OBJECTIVE: Quote all lines below exactly. Images stay out.

SOURCE EXCERPT:
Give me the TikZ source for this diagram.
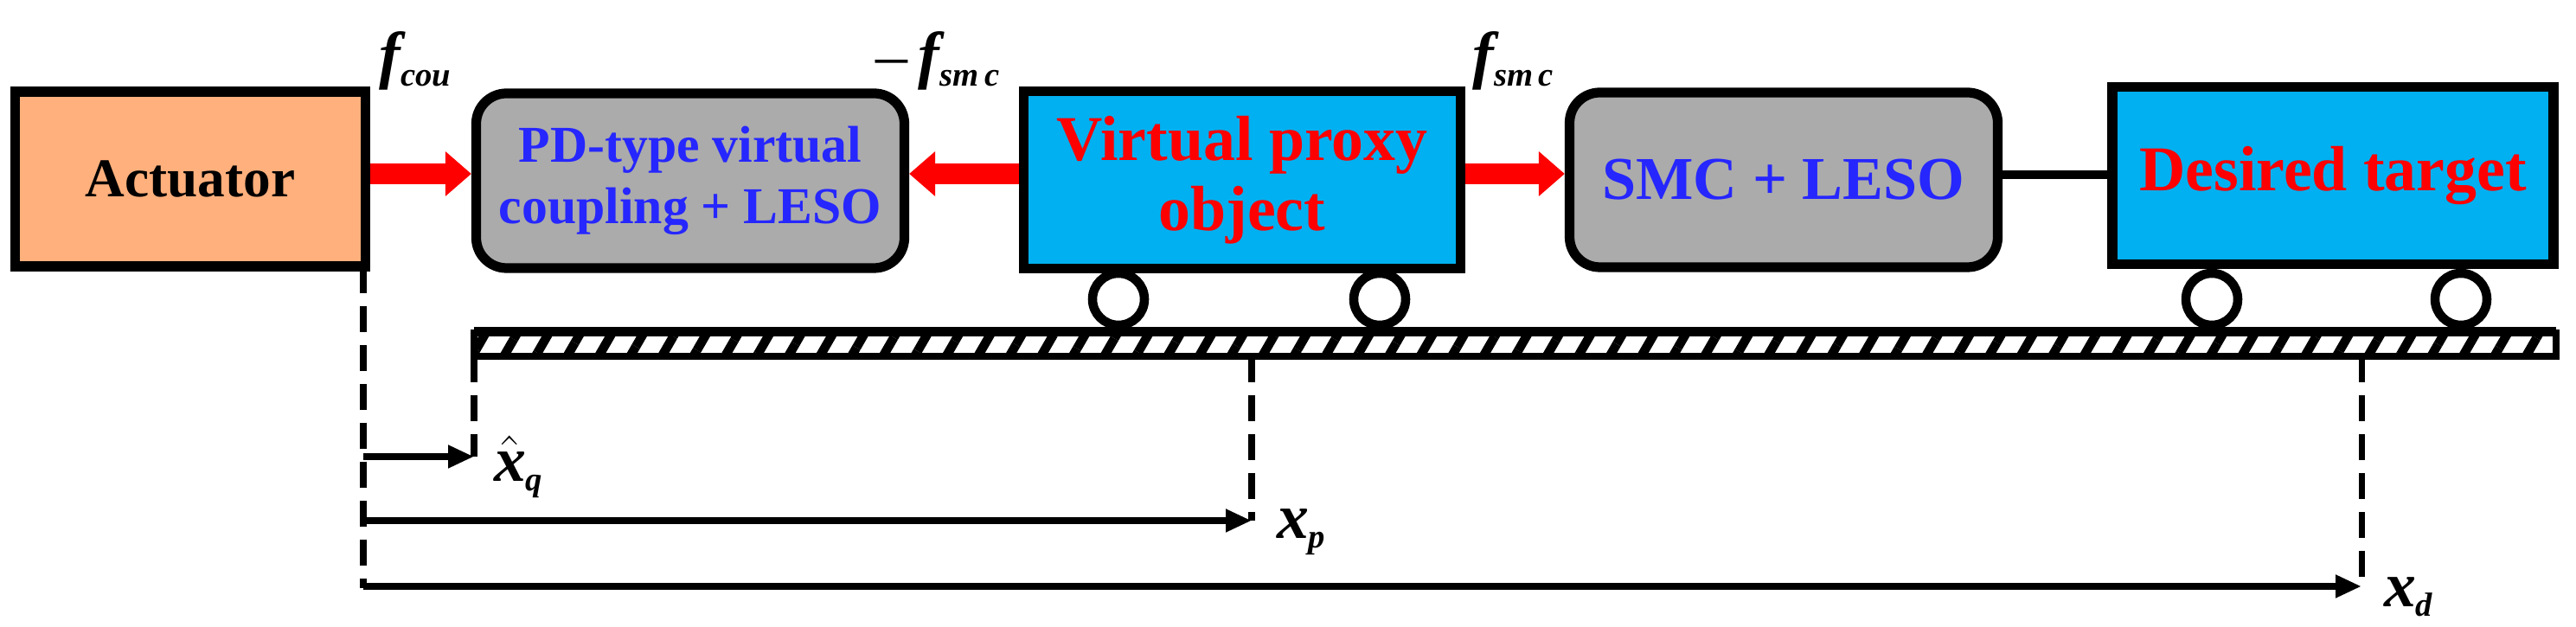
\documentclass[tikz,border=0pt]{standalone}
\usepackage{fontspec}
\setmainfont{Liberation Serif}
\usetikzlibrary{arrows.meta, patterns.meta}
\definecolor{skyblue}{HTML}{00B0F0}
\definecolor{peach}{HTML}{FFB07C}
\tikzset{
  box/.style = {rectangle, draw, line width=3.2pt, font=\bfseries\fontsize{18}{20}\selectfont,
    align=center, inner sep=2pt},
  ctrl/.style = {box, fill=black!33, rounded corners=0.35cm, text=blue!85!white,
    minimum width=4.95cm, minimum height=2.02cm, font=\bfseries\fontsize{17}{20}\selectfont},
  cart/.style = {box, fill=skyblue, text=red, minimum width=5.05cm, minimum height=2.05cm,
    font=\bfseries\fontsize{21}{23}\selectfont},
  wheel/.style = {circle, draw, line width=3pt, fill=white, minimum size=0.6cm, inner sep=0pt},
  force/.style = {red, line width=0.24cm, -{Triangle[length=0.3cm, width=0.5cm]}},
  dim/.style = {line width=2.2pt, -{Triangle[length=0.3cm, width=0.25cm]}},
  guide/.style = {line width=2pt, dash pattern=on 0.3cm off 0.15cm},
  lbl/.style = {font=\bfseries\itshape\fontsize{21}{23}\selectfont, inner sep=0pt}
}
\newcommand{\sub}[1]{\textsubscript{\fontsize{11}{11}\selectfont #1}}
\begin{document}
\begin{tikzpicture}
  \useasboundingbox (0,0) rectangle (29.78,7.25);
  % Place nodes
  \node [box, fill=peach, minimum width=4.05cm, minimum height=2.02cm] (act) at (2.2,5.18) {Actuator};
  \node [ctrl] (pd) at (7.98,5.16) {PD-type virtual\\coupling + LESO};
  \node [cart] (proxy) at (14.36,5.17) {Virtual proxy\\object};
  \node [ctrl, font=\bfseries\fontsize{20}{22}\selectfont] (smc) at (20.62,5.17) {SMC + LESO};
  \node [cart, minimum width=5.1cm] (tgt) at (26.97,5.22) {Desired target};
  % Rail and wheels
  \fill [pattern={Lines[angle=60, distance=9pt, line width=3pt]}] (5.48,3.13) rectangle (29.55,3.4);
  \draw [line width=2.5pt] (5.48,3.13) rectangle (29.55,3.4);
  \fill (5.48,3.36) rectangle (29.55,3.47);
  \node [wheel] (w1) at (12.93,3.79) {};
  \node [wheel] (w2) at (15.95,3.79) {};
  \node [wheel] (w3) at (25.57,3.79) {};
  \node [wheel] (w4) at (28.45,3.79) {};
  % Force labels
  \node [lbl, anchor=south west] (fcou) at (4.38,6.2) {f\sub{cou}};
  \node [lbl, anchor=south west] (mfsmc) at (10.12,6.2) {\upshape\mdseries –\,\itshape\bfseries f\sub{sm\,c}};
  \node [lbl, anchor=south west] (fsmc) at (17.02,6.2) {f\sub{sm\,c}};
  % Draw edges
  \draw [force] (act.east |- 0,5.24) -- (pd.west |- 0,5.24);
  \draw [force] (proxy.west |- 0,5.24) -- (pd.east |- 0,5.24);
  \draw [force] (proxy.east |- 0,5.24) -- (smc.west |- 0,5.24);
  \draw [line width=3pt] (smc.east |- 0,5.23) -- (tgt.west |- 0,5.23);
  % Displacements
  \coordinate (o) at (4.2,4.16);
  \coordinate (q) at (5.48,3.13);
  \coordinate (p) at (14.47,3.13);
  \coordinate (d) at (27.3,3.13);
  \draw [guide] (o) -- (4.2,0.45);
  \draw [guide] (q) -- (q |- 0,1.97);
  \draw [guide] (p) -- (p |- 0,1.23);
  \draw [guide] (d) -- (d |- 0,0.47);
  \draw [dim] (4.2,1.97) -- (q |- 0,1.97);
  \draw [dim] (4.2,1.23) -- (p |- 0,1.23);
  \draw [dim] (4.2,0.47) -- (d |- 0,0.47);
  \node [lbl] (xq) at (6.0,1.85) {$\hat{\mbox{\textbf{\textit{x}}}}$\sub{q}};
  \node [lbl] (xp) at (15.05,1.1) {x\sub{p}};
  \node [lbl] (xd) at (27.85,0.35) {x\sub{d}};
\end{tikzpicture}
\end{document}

OUTPUT OF THE TASK:
Give me the TikZ source for this diagram.
\documentclass[tikz,border=0pt]{standalone}
\usepackage{fontspec}
\setmainfont{Liberation Serif}
\usetikzlibrary{arrows.meta, patterns.meta}
\definecolor{skyblue}{HTML}{00B0F0}
\definecolor{peach}{HTML}{FFB07C}
\tikzset{
  box/.style = {rectangle, draw, line width=3.2pt, font=\bfseries\fontsize{18}{20}\selectfont,
    align=center, inner sep=2pt},
  ctrl/.style = {box, fill=black!33, rounded corners=0.35cm, text=blue!85!white,
    minimum width=4.95cm, minimum height=2.02cm, font=\bfseries\fontsize{17}{20}\selectfont},
  cart/.style = {box, fill=skyblue, text=red, minimum width=5.05cm, minimum height=2.05cm,
    font=\bfseries\fontsize{21}{23}\selectfont},
  wheel/.style = {circle, draw, line width=3pt, fill=white, minimum size=0.6cm, inner sep=0pt},
  force/.style = {red, line width=0.24cm, -{Triangle[length=0.3cm, width=0.5cm]}},
  dim/.style = {line width=2.2pt, -{Triangle[length=0.3cm, width=0.25cm]}},
  guide/.style = {line width=2pt, dash pattern=on 0.3cm off 0.15cm},
  lbl/.style = {font=\bfseries\itshape\fontsize{21}{23}\selectfont, inner sep=0pt}
}
\newcommand{\sub}[1]{\textsubscript{\fontsize{11}{11}\selectfont #1}}
\begin{document}
\begin{tikzpicture}
  \useasboundingbox (0,0) rectangle (29.78,7.25);
  % Place nodes
  \node [box, fill=peach, minimum width=4.05cm, minimum height=2.02cm] (act) at (2.2,5.18) {Actuator};
  \node [ctrl] (pd) at (7.98,5.16) {PD-type virtual\\coupling + LESO};
  \node [cart] (proxy) at (14.36,5.17) {Virtual proxy\\object};
  \node [ctrl, font=\bfseries\fontsize{20}{22}\selectfont] (smc) at (20.62,5.17) {SMC + LESO};
  \node [cart, minimum width=5.1cm] (tgt) at (26.97,5.22) {Desired target};
  % Rail and wheels
  \fill [pattern={Lines[angle=60, distance=9pt, line width=3pt]}] (5.48,3.13) rectangle (29.55,3.4);
  \draw [line width=2.5pt] (5.48,3.13) rectangle (29.55,3.4);
  \fill (5.48,3.36) rectangle (29.55,3.47);
  \node [wheel] (w1) at (12.93,3.79) {};
  \node [wheel] (w2) at (15.95,3.79) {};
  \node [wheel] (w3) at (25.57,3.79) {};
  \node [wheel] (w4) at (28.45,3.79) {};
  % Force labels
  \node [lbl, anchor=south west] (fcou) at (4.38,6.2) {f\sub{cou}};
  \node [lbl, anchor=south west] (mfsmc) at (10.12,6.2) {\upshape\mdseries –\,\itshape\bfseries f\sub{sm\,c}};
  \node [lbl, anchor=south west] (fsmc) at (17.02,6.2) {f\sub{sm\,c}};
  % Draw edges
  \draw [force] (act.east |- 0,5.24) -- (pd.west |- 0,5.24);
  \draw [force] (proxy.west |- 0,5.24) -- (pd.east |- 0,5.24);
  \draw [force] (proxy.east |- 0,5.24) -- (smc.west |- 0,5.24);
  \draw [line width=3pt] (smc.east |- 0,5.23) -- (tgt.west |- 0,5.23);
  % Displacements
  \coordinate (o) at (4.2,4.16);
  \coordinate (q) at (5.48,3.13);
  \coordinate (p) at (14.47,3.13);
  \coordinate (d) at (27.3,3.13);
  \draw [guide] (o) -- (4.2,0.45);
  \draw [guide] (q) -- (q |- 0,1.97);
  \draw [guide] (p) -- (p |- 0,1.23);
  \draw [guide] (d) -- (d |- 0,0.47);
  \draw [dim] (4.2,1.97) -- (q |- 0,1.97);
  \draw [dim] (4.2,1.23) -- (p |- 0,1.23);
  \draw [dim] (4.2,0.47) -- (d |- 0,0.47);
  \node [lbl] (xq) at (6.0,1.85) {$\hat{\mbox{\textbf{\textit{x}}}}$\sub{q}};
  \node [lbl] (xp) at (15.05,1.1) {x\sub{p}};
  \node [lbl] (xd) at (27.85,0.35) {x\sub{d}};
\end{tikzpicture}
\end{document}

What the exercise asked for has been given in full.